==== MATERIAL PROVIDED ====

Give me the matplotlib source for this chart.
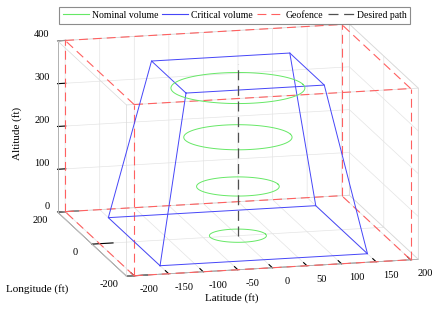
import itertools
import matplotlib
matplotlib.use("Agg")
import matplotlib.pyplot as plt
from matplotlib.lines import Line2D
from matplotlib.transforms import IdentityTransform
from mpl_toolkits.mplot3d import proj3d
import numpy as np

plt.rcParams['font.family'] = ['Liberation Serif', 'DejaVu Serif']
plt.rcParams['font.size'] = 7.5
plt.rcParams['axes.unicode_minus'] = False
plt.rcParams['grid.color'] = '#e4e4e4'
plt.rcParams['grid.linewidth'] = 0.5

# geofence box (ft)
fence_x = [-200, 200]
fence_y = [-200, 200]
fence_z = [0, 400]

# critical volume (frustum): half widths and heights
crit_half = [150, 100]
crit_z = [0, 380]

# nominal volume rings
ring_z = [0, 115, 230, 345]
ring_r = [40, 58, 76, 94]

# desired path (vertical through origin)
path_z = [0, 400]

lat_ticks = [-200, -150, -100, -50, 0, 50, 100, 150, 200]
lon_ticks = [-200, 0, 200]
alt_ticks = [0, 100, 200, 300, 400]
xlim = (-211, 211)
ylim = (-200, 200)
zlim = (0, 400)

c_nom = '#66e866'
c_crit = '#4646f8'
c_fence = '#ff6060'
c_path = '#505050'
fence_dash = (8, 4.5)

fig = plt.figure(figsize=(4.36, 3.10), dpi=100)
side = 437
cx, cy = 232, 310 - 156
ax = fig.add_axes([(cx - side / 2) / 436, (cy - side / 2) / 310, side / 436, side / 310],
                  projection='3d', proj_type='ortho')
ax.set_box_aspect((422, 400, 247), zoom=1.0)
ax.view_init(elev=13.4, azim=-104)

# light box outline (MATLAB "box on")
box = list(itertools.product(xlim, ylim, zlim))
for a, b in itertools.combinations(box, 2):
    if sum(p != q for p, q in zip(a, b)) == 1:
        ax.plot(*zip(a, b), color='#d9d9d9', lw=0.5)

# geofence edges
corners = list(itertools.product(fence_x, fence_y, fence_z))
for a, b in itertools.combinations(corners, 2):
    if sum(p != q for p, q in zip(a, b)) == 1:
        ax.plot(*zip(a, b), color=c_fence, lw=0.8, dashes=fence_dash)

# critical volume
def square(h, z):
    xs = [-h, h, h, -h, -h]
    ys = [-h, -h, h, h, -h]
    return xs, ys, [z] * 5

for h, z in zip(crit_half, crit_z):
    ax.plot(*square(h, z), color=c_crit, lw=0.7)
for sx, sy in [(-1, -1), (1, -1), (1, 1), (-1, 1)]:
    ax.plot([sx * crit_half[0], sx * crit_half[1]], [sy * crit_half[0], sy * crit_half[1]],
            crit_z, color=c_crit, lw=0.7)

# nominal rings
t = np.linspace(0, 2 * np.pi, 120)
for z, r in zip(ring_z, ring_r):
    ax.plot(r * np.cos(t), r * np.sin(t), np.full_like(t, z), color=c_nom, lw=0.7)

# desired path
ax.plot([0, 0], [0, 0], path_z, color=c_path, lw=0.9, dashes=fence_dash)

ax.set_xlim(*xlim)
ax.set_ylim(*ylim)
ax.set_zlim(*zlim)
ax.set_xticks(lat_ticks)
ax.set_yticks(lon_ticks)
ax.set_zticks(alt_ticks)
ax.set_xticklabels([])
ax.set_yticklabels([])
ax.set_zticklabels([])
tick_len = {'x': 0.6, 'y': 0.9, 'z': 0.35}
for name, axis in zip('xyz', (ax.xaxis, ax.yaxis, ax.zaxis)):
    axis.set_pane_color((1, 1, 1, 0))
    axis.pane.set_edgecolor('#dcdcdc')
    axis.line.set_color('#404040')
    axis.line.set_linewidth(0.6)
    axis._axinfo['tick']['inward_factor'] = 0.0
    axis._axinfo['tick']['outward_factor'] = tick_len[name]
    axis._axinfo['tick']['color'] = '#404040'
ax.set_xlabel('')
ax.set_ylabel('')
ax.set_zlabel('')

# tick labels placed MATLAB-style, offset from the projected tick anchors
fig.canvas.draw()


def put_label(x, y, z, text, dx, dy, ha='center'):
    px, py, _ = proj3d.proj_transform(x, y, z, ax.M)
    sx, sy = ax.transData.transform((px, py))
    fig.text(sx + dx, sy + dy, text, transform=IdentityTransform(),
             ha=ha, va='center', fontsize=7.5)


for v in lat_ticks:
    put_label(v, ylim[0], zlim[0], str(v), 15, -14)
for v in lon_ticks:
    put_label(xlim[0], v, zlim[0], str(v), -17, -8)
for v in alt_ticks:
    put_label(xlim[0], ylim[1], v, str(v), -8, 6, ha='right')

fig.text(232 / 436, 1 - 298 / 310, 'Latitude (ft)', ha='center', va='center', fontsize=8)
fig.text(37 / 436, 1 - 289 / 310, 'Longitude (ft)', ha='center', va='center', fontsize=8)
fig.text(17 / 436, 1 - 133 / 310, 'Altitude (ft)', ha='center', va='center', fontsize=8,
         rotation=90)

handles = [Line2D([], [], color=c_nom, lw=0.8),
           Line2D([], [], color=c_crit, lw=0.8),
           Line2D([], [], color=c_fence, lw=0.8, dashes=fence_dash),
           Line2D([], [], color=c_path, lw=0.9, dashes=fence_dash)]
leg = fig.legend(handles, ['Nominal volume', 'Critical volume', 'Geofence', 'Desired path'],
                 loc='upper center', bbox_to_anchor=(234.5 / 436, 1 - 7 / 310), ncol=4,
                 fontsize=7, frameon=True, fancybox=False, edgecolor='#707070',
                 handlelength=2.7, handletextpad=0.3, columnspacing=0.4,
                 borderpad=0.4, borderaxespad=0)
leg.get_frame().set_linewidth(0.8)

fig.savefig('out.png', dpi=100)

====

Without the pictures, write out the whole listing above exactly as it appears.

Give me the matplotlib source for this chart.
import itertools
import matplotlib
matplotlib.use("Agg")
import matplotlib.pyplot as plt
from matplotlib.lines import Line2D
from matplotlib.transforms import IdentityTransform
from mpl_toolkits.mplot3d import proj3d
import numpy as np

plt.rcParams['font.family'] = ['Liberation Serif', 'DejaVu Serif']
plt.rcParams['font.size'] = 7.5
plt.rcParams['axes.unicode_minus'] = False
plt.rcParams['grid.color'] = '#e4e4e4'
plt.rcParams['grid.linewidth'] = 0.5

# geofence box (ft)
fence_x = [-200, 200]
fence_y = [-200, 200]
fence_z = [0, 400]

# critical volume (frustum): half widths and heights
crit_half = [150, 100]
crit_z = [0, 380]

# nominal volume rings
ring_z = [0, 115, 230, 345]
ring_r = [40, 58, 76, 94]

# desired path (vertical through origin)
path_z = [0, 400]

lat_ticks = [-200, -150, -100, -50, 0, 50, 100, 150, 200]
lon_ticks = [-200, 0, 200]
alt_ticks = [0, 100, 200, 300, 400]
xlim = (-211, 211)
ylim = (-200, 200)
zlim = (0, 400)

c_nom = '#66e866'
c_crit = '#4646f8'
c_fence = '#ff6060'
c_path = '#505050'
fence_dash = (8, 4.5)

fig = plt.figure(figsize=(4.36, 3.10), dpi=100)
side = 437
cx, cy = 232, 310 - 156
ax = fig.add_axes([(cx - side / 2) / 436, (cy - side / 2) / 310, side / 436, side / 310],
                  projection='3d', proj_type='ortho')
ax.set_box_aspect((422, 400, 247), zoom=1.0)
ax.view_init(elev=13.4, azim=-104)

# light box outline (MATLAB "box on")
box = list(itertools.product(xlim, ylim, zlim))
for a, b in itertools.combinations(box, 2):
    if sum(p != q for p, q in zip(a, b)) == 1:
        ax.plot(*zip(a, b), color='#d9d9d9', lw=0.5)

# geofence edges
corners = list(itertools.product(fence_x, fence_y, fence_z))
for a, b in itertools.combinations(corners, 2):
    if sum(p != q for p, q in zip(a, b)) == 1:
        ax.plot(*zip(a, b), color=c_fence, lw=0.8, dashes=fence_dash)

# critical volume
def square(h, z):
    xs = [-h, h, h, -h, -h]
    ys = [-h, -h, h, h, -h]
    return xs, ys, [z] * 5

for h, z in zip(crit_half, crit_z):
    ax.plot(*square(h, z), color=c_crit, lw=0.7)
for sx, sy in [(-1, -1), (1, -1), (1, 1), (-1, 1)]:
    ax.plot([sx * crit_half[0], sx * crit_half[1]], [sy * crit_half[0], sy * crit_half[1]],
            crit_z, color=c_crit, lw=0.7)

# nominal rings
t = np.linspace(0, 2 * np.pi, 120)
for z, r in zip(ring_z, ring_r):
    ax.plot(r * np.cos(t), r * np.sin(t), np.full_like(t, z), color=c_nom, lw=0.7)

# desired path
ax.plot([0, 0], [0, 0], path_z, color=c_path, lw=0.9, dashes=fence_dash)

ax.set_xlim(*xlim)
ax.set_ylim(*ylim)
ax.set_zlim(*zlim)
ax.set_xticks(lat_ticks)
ax.set_yticks(lon_ticks)
ax.set_zticks(alt_ticks)
ax.set_xticklabels([])
ax.set_yticklabels([])
ax.set_zticklabels([])
tick_len = {'x': 0.6, 'y': 0.9, 'z': 0.35}
for name, axis in zip('xyz', (ax.xaxis, ax.yaxis, ax.zaxis)):
    axis.set_pane_color((1, 1, 1, 0))
    axis.pane.set_edgecolor('#dcdcdc')
    axis.line.set_color('#404040')
    axis.line.set_linewidth(0.6)
    axis._axinfo['tick']['inward_factor'] = 0.0
    axis._axinfo['tick']['outward_factor'] = tick_len[name]
    axis._axinfo['tick']['color'] = '#404040'
ax.set_xlabel('')
ax.set_ylabel('')
ax.set_zlabel('')

# tick labels placed MATLAB-style, offset from the projected tick anchors
fig.canvas.draw()


def put_label(x, y, z, text, dx, dy, ha='center'):
    px, py, _ = proj3d.proj_transform(x, y, z, ax.M)
    sx, sy = ax.transData.transform((px, py))
    fig.text(sx + dx, sy + dy, text, transform=IdentityTransform(),
             ha=ha, va='center', fontsize=7.5)


for v in lat_ticks:
    put_label(v, ylim[0], zlim[0], str(v), 15, -14)
for v in lon_ticks:
    put_label(xlim[0], v, zlim[0], str(v), -17, -8)
for v in alt_ticks:
    put_label(xlim[0], ylim[1], v, str(v), -8, 6, ha='right')

fig.text(232 / 436, 1 - 298 / 310, 'Latitude (ft)', ha='center', va='center', fontsize=8)
fig.text(37 / 436, 1 - 289 / 310, 'Longitude (ft)', ha='center', va='center', fontsize=8)
fig.text(17 / 436, 1 - 133 / 310, 'Altitude (ft)', ha='center', va='center', fontsize=8,
         rotation=90)

handles = [Line2D([], [], color=c_nom, lw=0.8),
           Line2D([], [], color=c_crit, lw=0.8),
           Line2D([], [], color=c_fence, lw=0.8, dashes=fence_dash),
           Line2D([], [], color=c_path, lw=0.9, dashes=fence_dash)]
leg = fig.legend(handles, ['Nominal volume', 'Critical volume', 'Geofence', 'Desired path'],
                 loc='upper center', bbox_to_anchor=(234.5 / 436, 1 - 7 / 310), ncol=4,
                 fontsize=7, frameon=True, fancybox=False, edgecolor='#707070',
                 handlelength=2.7, handletextpad=0.3, columnspacing=0.4,
                 borderpad=0.4, borderaxespad=0)
leg.get_frame().set_linewidth(0.8)

fig.savefig('out.png', dpi=100)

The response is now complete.